* Given task:
Exactly as they appear, output all of the records. Skip any images.

++++++++++++++++++++

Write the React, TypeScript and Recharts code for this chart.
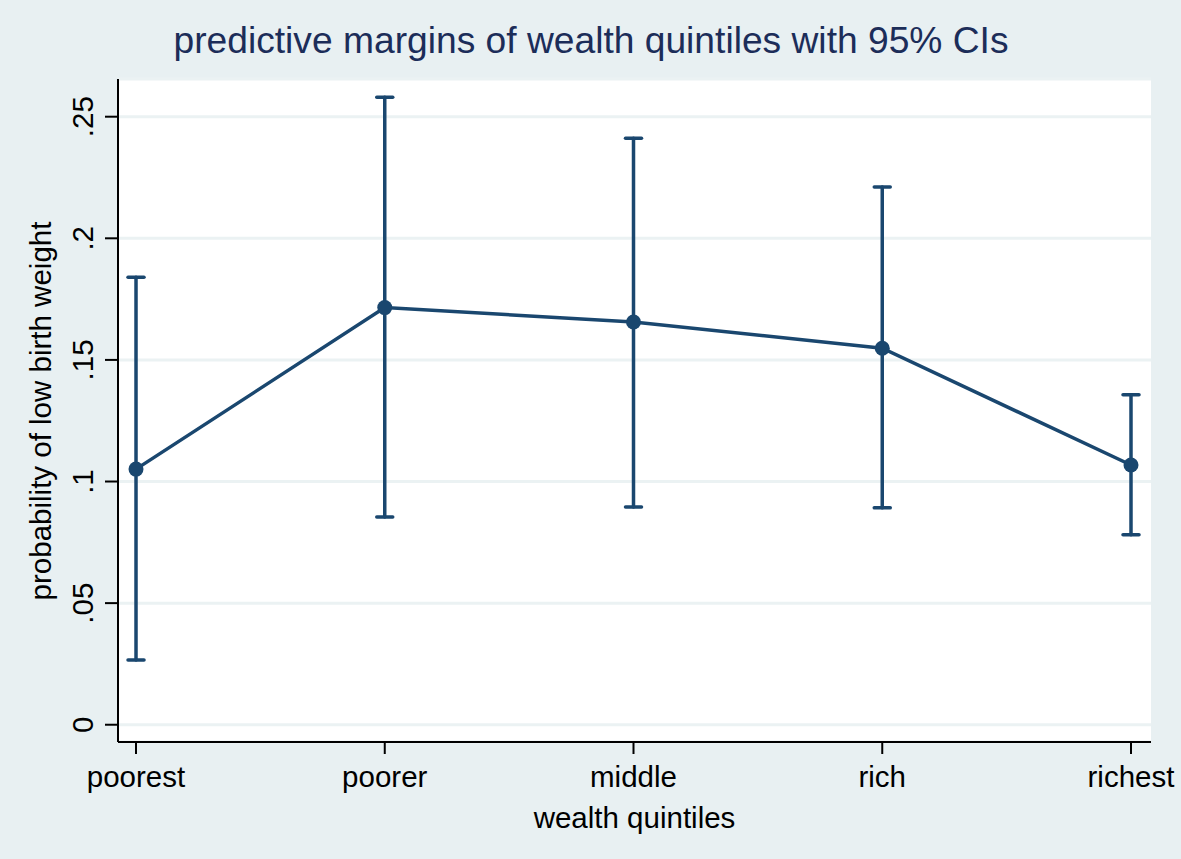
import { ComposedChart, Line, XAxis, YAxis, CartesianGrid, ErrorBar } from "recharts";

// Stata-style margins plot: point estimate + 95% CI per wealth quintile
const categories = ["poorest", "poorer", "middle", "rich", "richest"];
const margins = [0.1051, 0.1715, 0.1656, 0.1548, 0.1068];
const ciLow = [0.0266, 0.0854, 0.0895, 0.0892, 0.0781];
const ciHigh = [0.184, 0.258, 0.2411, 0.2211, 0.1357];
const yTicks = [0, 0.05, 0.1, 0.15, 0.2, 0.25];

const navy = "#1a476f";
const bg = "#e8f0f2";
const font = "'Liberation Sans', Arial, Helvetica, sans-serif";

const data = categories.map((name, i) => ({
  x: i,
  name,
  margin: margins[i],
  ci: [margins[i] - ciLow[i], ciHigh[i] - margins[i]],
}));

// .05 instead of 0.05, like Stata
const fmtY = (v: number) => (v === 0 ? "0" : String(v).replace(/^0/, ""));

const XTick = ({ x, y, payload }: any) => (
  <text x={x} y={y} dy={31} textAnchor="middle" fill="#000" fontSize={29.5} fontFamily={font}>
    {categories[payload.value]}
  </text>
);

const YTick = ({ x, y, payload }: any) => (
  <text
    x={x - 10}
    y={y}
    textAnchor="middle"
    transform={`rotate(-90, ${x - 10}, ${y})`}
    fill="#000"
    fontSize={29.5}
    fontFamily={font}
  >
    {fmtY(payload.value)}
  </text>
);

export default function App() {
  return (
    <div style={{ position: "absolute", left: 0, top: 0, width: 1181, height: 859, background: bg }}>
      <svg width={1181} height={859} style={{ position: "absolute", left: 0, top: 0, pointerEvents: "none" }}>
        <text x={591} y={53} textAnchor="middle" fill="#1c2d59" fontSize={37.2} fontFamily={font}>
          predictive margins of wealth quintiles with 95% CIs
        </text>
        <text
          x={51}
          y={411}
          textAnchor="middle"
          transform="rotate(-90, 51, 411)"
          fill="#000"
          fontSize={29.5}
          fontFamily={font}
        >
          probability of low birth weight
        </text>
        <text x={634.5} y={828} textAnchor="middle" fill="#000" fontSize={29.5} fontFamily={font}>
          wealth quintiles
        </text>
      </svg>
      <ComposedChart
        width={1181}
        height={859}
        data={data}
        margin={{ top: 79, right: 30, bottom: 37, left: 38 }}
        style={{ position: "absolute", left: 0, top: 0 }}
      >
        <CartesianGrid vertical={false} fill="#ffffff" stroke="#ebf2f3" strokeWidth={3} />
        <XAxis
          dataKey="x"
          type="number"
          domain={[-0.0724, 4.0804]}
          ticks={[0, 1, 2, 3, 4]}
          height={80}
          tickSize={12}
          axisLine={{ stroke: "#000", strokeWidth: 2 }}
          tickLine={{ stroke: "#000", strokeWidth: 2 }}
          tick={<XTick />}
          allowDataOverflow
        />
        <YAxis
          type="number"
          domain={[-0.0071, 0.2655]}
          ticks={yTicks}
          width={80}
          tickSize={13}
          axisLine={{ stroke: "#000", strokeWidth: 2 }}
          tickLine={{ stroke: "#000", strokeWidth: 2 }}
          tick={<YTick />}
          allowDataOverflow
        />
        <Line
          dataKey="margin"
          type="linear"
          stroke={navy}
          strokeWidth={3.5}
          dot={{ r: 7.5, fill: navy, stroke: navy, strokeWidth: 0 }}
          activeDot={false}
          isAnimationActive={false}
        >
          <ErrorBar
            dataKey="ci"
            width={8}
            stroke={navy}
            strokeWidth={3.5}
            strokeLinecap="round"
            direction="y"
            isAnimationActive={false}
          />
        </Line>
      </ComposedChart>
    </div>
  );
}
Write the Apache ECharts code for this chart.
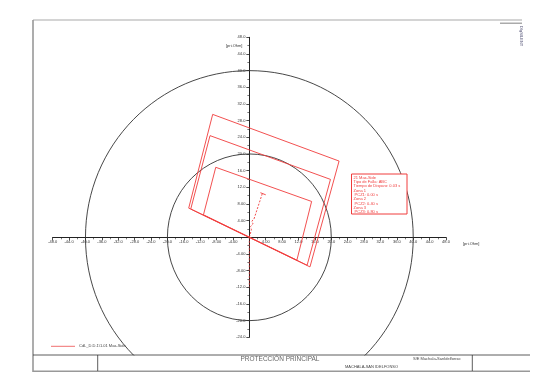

++++++++++++++++++++

* Result of this exercise:
Write the React, TypeScript and Recharts code for this chart.
import { ComposedChart, Line, XAxis, YAxis, CartesianGrid, ErrorBar } from "recharts";

// Stata-style margins plot: point estimate + 95% CI per wealth quintile
const categories = ["poorest", "poorer", "middle", "rich", "richest"];
const margins = [0.1051, 0.1715, 0.1656, 0.1548, 0.1068];
const ciLow = [0.0266, 0.0854, 0.0895, 0.0892, 0.0781];
const ciHigh = [0.184, 0.258, 0.2411, 0.2211, 0.1357];
const yTicks = [0, 0.05, 0.1, 0.15, 0.2, 0.25];

const navy = "#1a476f";
const bg = "#e8f0f2";
const font = "'Liberation Sans', Arial, Helvetica, sans-serif";

const data = categories.map((name, i) => ({
  x: i,
  name,
  margin: margins[i],
  ci: [margins[i] - ciLow[i], ciHigh[i] - margins[i]],
}));

// .05 instead of 0.05, like Stata
const fmtY = (v: number) => (v === 0 ? "0" : String(v).replace(/^0/, ""));

const XTick = ({ x, y, payload }: any) => (
  <text x={x} y={y} dy={31} textAnchor="middle" fill="#000" fontSize={29.5} fontFamily={font}>
    {categories[payload.value]}
  </text>
);

const YTick = ({ x, y, payload }: any) => (
  <text
    x={x - 10}
    y={y}
    textAnchor="middle"
    transform={`rotate(-90, ${x - 10}, ${y})`}
    fill="#000"
    fontSize={29.5}
    fontFamily={font}
  >
    {fmtY(payload.value)}
  </text>
);

export default function App() {
  return (
    <div style={{ position: "absolute", left: 0, top: 0, width: 1181, height: 859, background: bg }}>
      <svg width={1181} height={859} style={{ position: "absolute", left: 0, top: 0, pointerEvents: "none" }}>
        <text x={591} y={53} textAnchor="middle" fill="#1c2d59" fontSize={37.2} fontFamily={font}>
          predictive margins of wealth quintiles with 95% CIs
        </text>
        <text
          x={51}
          y={411}
          textAnchor="middle"
          transform="rotate(-90, 51, 411)"
          fill="#000"
          fontSize={29.5}
          fontFamily={font}
        >
          probability of low birth weight
        </text>
        <text x={634.5} y={828} textAnchor="middle" fill="#000" fontSize={29.5} fontFamily={font}>
          wealth quintiles
        </text>
      </svg>
      <ComposedChart
        width={1181}
        height={859}
        data={data}
        margin={{ top: 79, right: 30, bottom: 37, left: 38 }}
        style={{ position: "absolute", left: 0, top: 0 }}
      >
        <CartesianGrid vertical={false} fill="#ffffff" stroke="#ebf2f3" strokeWidth={3} />
        <XAxis
          dataKey="x"
          type="number"
          domain={[-0.0724, 4.0804]}
          ticks={[0, 1, 2, 3, 4]}
          height={80}
          tickSize={12}
          axisLine={{ stroke: "#000", strokeWidth: 2 }}
          tickLine={{ stroke: "#000", strokeWidth: 2 }}
          tick={<XTick />}
          allowDataOverflow
        />
        <YAxis
          type="number"
          domain={[-0.0071, 0.2655]}
          ticks={yTicks}
          width={80}
          tickSize={13}
          axisLine={{ stroke: "#000", strokeWidth: 2 }}
          tickLine={{ stroke: "#000", strokeWidth: 2 }}
          tick={<YTick />}
          allowDataOverflow
        />
        <Line
          dataKey="margin"
          type="linear"
          stroke={navy}
          strokeWidth={3.5}
          dot={{ r: 7.5, fill: navy, stroke: navy, strokeWidth: 0 }}
          activeDot={false}
          isAnimationActive={false}
        >
          <ErrorBar
            dataKey="ci"
            width={8}
            stroke={navy}
            strokeWidth={3.5}
            strokeLinecap="round"
            direction="y"
            isAnimationActive={false}
          />
        </Line>
      </ComposedChart>
    </div>
  );
}
Write the Apache ECharts code for this chart.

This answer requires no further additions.